The Mechanism: The new feature is fully built, merged to the main branch, and deployed to production, but it is gated behind an if/else statement controlled by an external flag management system.

if feature_enabled("new_checkout_flow", user):
    return new_checkout(...)
else:
    return old_checkout(...)

The "Why": Why not just keep the code on a separate Git branch until it is ready? Because long-lived feature branches cause massive merge conflicts ("integration hell"). Feature flags allow teams to practice Trunk-Based Development, constantly merging half-finished features into main, confident that the flag will prevent the broken code from executing for regular users. The Caveat: Feature flags introduce technical debt. If you leave a flag in the codebase for three years, the "off" path will suffer from bit-rot, meaning it will likely crash if you ever try to toggle the flag off during an emergency.

1.3 Off-by-Default with Internal Access ("Dogfooding")

The Mechanism: A feature flag is deployed, but the evaluation rules are set so that it only resolves to True if the user's email ends in @yourcompany.com or if they have a specific staff role. The "Why": Staging environments never perfectly replicate production data. By allowing internal employees to use the new feature against real production data, developers catch edge-case bugs that would otherwise ruin a public launch. This is an incredibly cheap and effective pattern utilized heavily by FAANG companies.

1.4 Compute Without Surface (Infrastructure Dark Launching)

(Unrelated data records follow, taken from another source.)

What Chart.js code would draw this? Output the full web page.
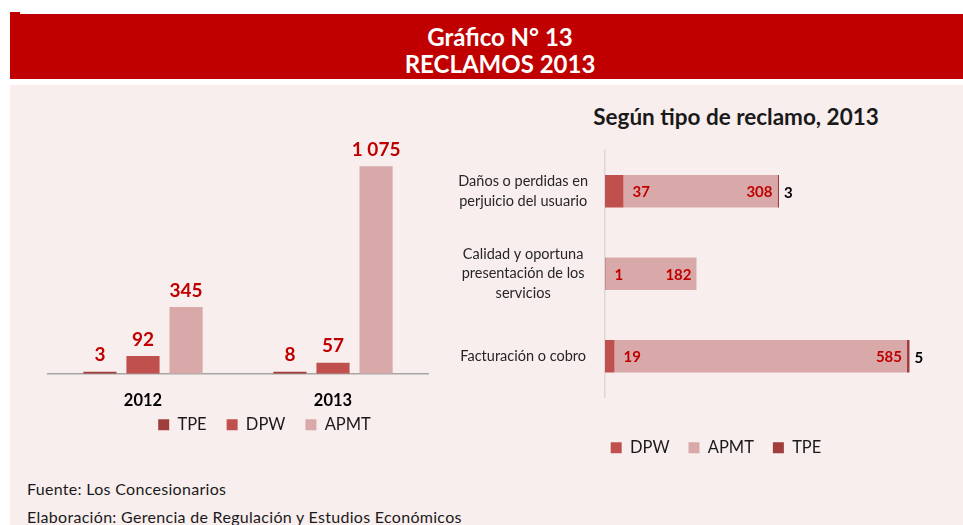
<!DOCTYPE html>
<html>
<head>
<meta charset="utf-8">
<script src="https://cdn.jsdelivr.net/npm/chart.js@4/dist/chart.umd.min.js"></script>
<style>
  html, body { margin: 0; padding: 0; width: 963px; height: 525px; overflow: hidden; background: #fff; font-family: Lato, "Open Sans", sans-serif; }
  .tab { position: absolute; left: 10px; top: 12px; width: 10px; height: 2px; background: #C00000; }
  .head { position: absolute; left: 10px; top: 14px; width: 980px; height: 65px; background: #C00000; color: #fff;
          text-align: center; font-weight: bold; font-size: 24px; line-height: 27px; padding-top: 9px; box-sizing: border-box; }
  .panel { position: absolute; left: 10px; top: 85px; width: 970px; height: 450px; background: #F9EEEE; }
  .sub { position: absolute; left: 540px; top: 103px; width: 392px; text-align: center; font-weight: bold; font-size: 22.5px; color: #1a1a1a; }
  .note { position: absolute; left: 27px; font-size: 16px; letter-spacing: 0.3px; color: #1a1a1a; }
  canvas { position: absolute; }
</style>
</head>
<body>
<div class="tab"></div>
<div class="head">Gráfico N° 13<br>RECLAMOS 2013</div>
<div class="panel"></div>
<div class="sub">Según tipo de reclamo, 2013</div>
<div style="position:absolute;left:0;top:86px;width:529px;height:391px;"><canvas id="c1"></canvas></div>
<div style="position:absolute;left:440px;top:95px;width:552px;height:373px;"><canvas id="c2"></canvas></div>
<div class="note" style="top:479px;">Fuente: Los Concesionarios</div>
<div class="note" style="top:507px;">Elaboración: Gerencia de Regulación y Estudios Económicos</div>

<script>
// datos
const years = ['2012', '2013'];
const tpeYear = [3, 8];
const dpwYear = [92, 57];
const apmtYear = [345, 1075];

const tipos = [['Daños o perdidas en', 'perjuicio del usuario'], ['Calidad y oportuna', 'presentación de los', 'servicios'], 'Facturación o cobro'];
const dpwTipo = [37, 1, 19];
const apmtTipo = [308, 182, 585];
const tpeTipo = [3, 0, 5];

const C_TPE = '#A03D3D', C_DPW = '#C0504D', C_APMT = '#D9A9A9', C_RED = '#C00000';
const FONT = 'Lato, "Open Sans", sans-serif';

function fmt(v) { return v.toLocaleString('en-US').replace(/,/g, ' '); }

// etiquetas encima de las barras (grafico izquierdo)
const topLabels = {
  id: 'topLabels',
  afterDatasetsDraw(chart) {
    const ctx = chart.ctx;
    ctx.save();
    ctx.font = 'bold 19px ' + FONT;
    ctx.fillStyle = C_RED;
    ctx.textAlign = 'center';
    ctx.textBaseline = 'bottom';
    chart.data.datasets.forEach((ds, i) => {
      chart.getDatasetMeta(i).data.forEach((bar, j) => {
        ctx.fillText(fmt(ds.data[j]), bar.x, bar.y - 7);
      });
    });
    ctx.restore();
  }
};

// subir un poco la leyenda, mas cerca de los años
const legendUp = {
  id: 'legendUp',
  afterLayout(chart) {
    chart.legend.top -= 31;
    chart.legend.bottom -= 31;
  }
};

// etiquetas de las barras apiladas (grafico derecho)
const stackLabels = {
  id: 'stackLabels',
  afterDatasetsDraw(chart) {
    const ctx = chart.ctx;
    ctx.save();
    ctx.font = 'bold 15px ' + FONT;
    ctx.textBaseline = 'middle';
    chart.data.datasets.forEach((ds, i) => {
      chart.getDatasetMeta(i).data.forEach((bar, j) => {
        const v = ds.data[j];
        if (!v) return;
        if (ds.label === 'DPW') {
          ctx.fillStyle = C_RED; ctx.textAlign = 'left';
          ctx.fillText(v, bar.x + 9, bar.y + 1);
        } else if (ds.label === 'APMT') {
          ctx.fillStyle = C_RED; ctx.textAlign = 'right';
          ctx.fillText(v, bar.x - 5, bar.y + 1);
        } else {
          ctx.fillStyle = '#000'; ctx.textAlign = 'left';
          ctx.fillText(v, bar.x + 5, bar.y + 2);
        }
      });
    });
    ctx.restore();
  }
};

new Chart(document.getElementById('c1'), {
  type: 'bar',
  data: {
    labels: years,
    datasets: [
      { label: 'TPE', data: tpeYear, backgroundColor: C_TPE },
      { label: 'DPW', data: dpwYear, backgroundColor: C_DPW },
      { label: 'APMT', data: apmtYear, backgroundColor: C_APMT }
    ]
  },
  options: {
    responsive: true,
    maintainAspectRatio: false,
    animation: false,
    categoryPercentage: 0.68,
    barPercentage: 0.77,
    minBarLength: 2,
    layout: { padding: { top: 56, left: 48, right: 48, bottom: 3 } },
    plugins: {
      legend: {
        position: 'bottom',
        labels: { boxWidth: 11, boxHeight: 11, padding: 20, color: '#1a1a1a', font: { family: FONT, size: 16.5 } }
      },
      tooltip: { enabled: false }
    },
    scales: {
      x: {
        grid: { display: false, drawTicks: false },
        border: { display: true, color: '#A6A6A6', width: 1.5 },
        ticks: { padding: 17, color: '#000', font: { family: FONT, size: 16.5, weight: 'bold' } }
      },
      y: {
        position: 'right', min: 0, max: 1200,
        afterFit(s) { s.width = 53; },
        ticks: { display: false }, grid: { display: false }, border: { display: false }
      }
    }
  },
  plugins: [topLabels, legendUp]
});

new Chart(document.getElementById('c2'), {
  type: 'bar',
  data: {
    labels: tipos,
    datasets: [
      { label: 'DPW', data: dpwTipo, backgroundColor: C_DPW },
      { label: 'APMT', data: apmtTipo, backgroundColor: C_APMT },
      { label: 'TPE', data: tpeTipo, backgroundColor: C_TPE }
    ]
  },
  options: {
    indexAxis: 'y',
    responsive: true,
    maintainAspectRatio: false,
    animation: false,
    categoryPercentage: 0.8,
    barPercentage: 0.49,
    layout: { padding: { top: 55, left: 0, right: 0, bottom: 2 } },
    plugins: {
      legend: {
        position: 'bottom',
        labels: { boxWidth: 11, boxHeight: 11, padding: 19, color: '#1a1a1a', font: { family: FONT, size: 16.5 } }
      },
      tooltip: { enabled: false }
    },
    scales: {
      x: {
        stacked: true, min: 0, max: 640,
        afterFit(s) { s.height = 23; },
        ticks: { display: false }, grid: { display: false }, border: { display: false }
      },
      y: {
        stacked: true,
        afterFit(s) { s.width = 165; },
        grid: { display: false, drawTicks: false },
        border: { display: true, color: '#D9D9D9', width: 1.5 },
        ticks: { padding: 17, crossAlign: 'center', color: '#262626', font: { family: FONT, size: 14.5, lineHeight: 1.35 } }
      },
      y2: {
        type: 'linear', position: 'right',
        afterFit(s) { s.width = 67; },
        ticks: { display: false }, grid: { display: false }, border: { display: false }
      }
    }
  },
  plugins: [stackLabels]
});
</script>
</body>
</html>
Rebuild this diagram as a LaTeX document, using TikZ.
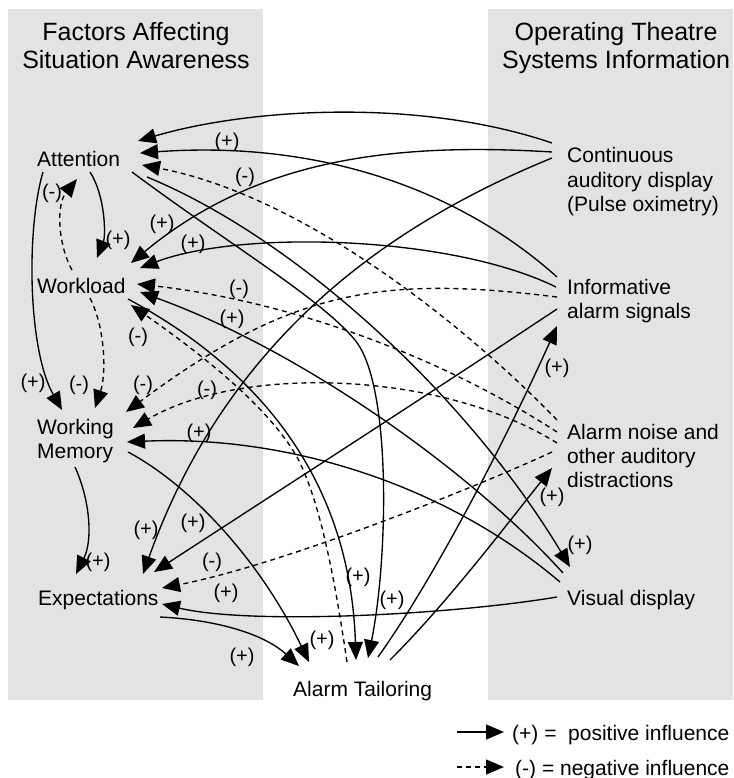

The Mechanism: A new piece of backend infrastructure (like a new Redis caching layer or a new Kafka queue) is deployed to production. The application code is updated to write to the new infrastructure in the background, but the application continues to rely only on the old infrastructure for its primary reads. The "Why": To validate that the new Redis cluster can actually handle the throughput of production without crashing, without risking downtime if it fails. Once the cache is "warmed up" and stable, the system flips the switch to begin reading from it.

2. Feature Flag Discipline: Preventing the Spaghetti Monster

Feature flags are the primary tool for dark launching, but they introduce severe maintenance risks if left unmanaged.

2.1 Flag Lifecycles: Release vs. Operational

Flags must be strictly categorized:

Release Flags (Short-lived): Used strictly to ship new code safely. They must be deleted from the codebase the moment the feature reaches 100% rollout.
Operational Flags (Long-lived): Also known as "Kill Switches." These are designed to stay in the code forever, allowing operators to instantly disable a non-critical feature (like a recommendation engine) if the database falls over under heavy load.

2.2 The Cost of Evaluation Overhead

Every feature flag check is a network or memory call. For high-traffic, latency-sensitive paths, adding 10ms of latency to evaluate a flag is unacceptable.

Good Practice: Use local flag evaluation. Modern tools (like LaunchDarkly) use streaming connections to push flag rules down into the application's local memory space. Evaluating a flag becomes a sub-millisecond local memory lookup rather than an HTTP request to an external vendor.

2.3 Combinatorial Explosion

If Flag A controls the new UI, and Flag B controls the new API, what happens if a user gets the new UI but the old API?

The Fix: Teams must treat dependent flags as cohorts, explicitly testing the combination matrices, or utilizing "prerequisite" rules in their flag management software to ensure Flag A can never trigger unless Flag B is also active.

3. Tooling and Technologies for Dark Launching

The ecosystem around dark launching has matured from homegrown database tables into a massive commercial industry.

3.1 Service Meshes (For Shadow Traffic)

Istio / Envoy: The gold standard for infrastructure-level dark launching. You can configure Envoy to take 10% of HTTP traffic, duplicate it, and send it to a dark cluster. This requires zero changes to the application code.
Diffy (by Twitter): An open-source tool specifically designed to sit between a shadow deployment and the old deployment, automatically comparing the JSON responses and ignoring known noisy fields (like timestamps) to flag regressions.

3.2 Feature Management SaaS

Building a homegrown feature flag system in Postgres is easy on day one, but managing targeting rules, audits, and real-time streaming updates is a massive engineering sink.

LaunchDarkly: The dominant enterprise player. Excels at local evaluation SDKs and complex targeting rules. Can cost upwards of $50K annually for large engineering organizations.
Statsig / GrowthBook: Tools that tightly couple feature flags with A/B testing statistical engines. If a dark launch negatively impacts conversion rates or latency, these tools automatically flag the regression.
Unleash / Flagsmith: Strong open-source alternatives for teams that want to host the infrastructure themselves for data privacy reasons.

4. When Dark Launching is an Anti-Pattern

Despite its power, dark launching is not universally appropriate.

4.1 Tiny Applications and Startups

If you have an application with 50 daily active users, the complexity of setting up Istio shadow traffic or paying for a LaunchDarkly enterprise license is a massive misallocation of capital. The cost of the infrastructure vastly exceeds the risk of a bad deployment. In these cases, simple rollbacks or Blue-Green deployments are vastly superior.

4.2 Fully Reversible Database Migrations

If you are adding a nullable column to a database, dark launching the change provides no value. It is a fully reversible operation that can be managed by standard ORM migration tools. Flags add code complexity without commensurate benefit.

Conclusion

Dark launching transforms software delivery from a high-stress, late-night event into a boring, routine process. By separating the mechanical act of deploying code from the business decision of releasing a feature, engineering teams gain the ultimate safety net. However, this safety net requires extreme discipline regarding technical debt cleanup, otherwise the codebase will drown under the weight of thousands of stale, abandoned feature flags.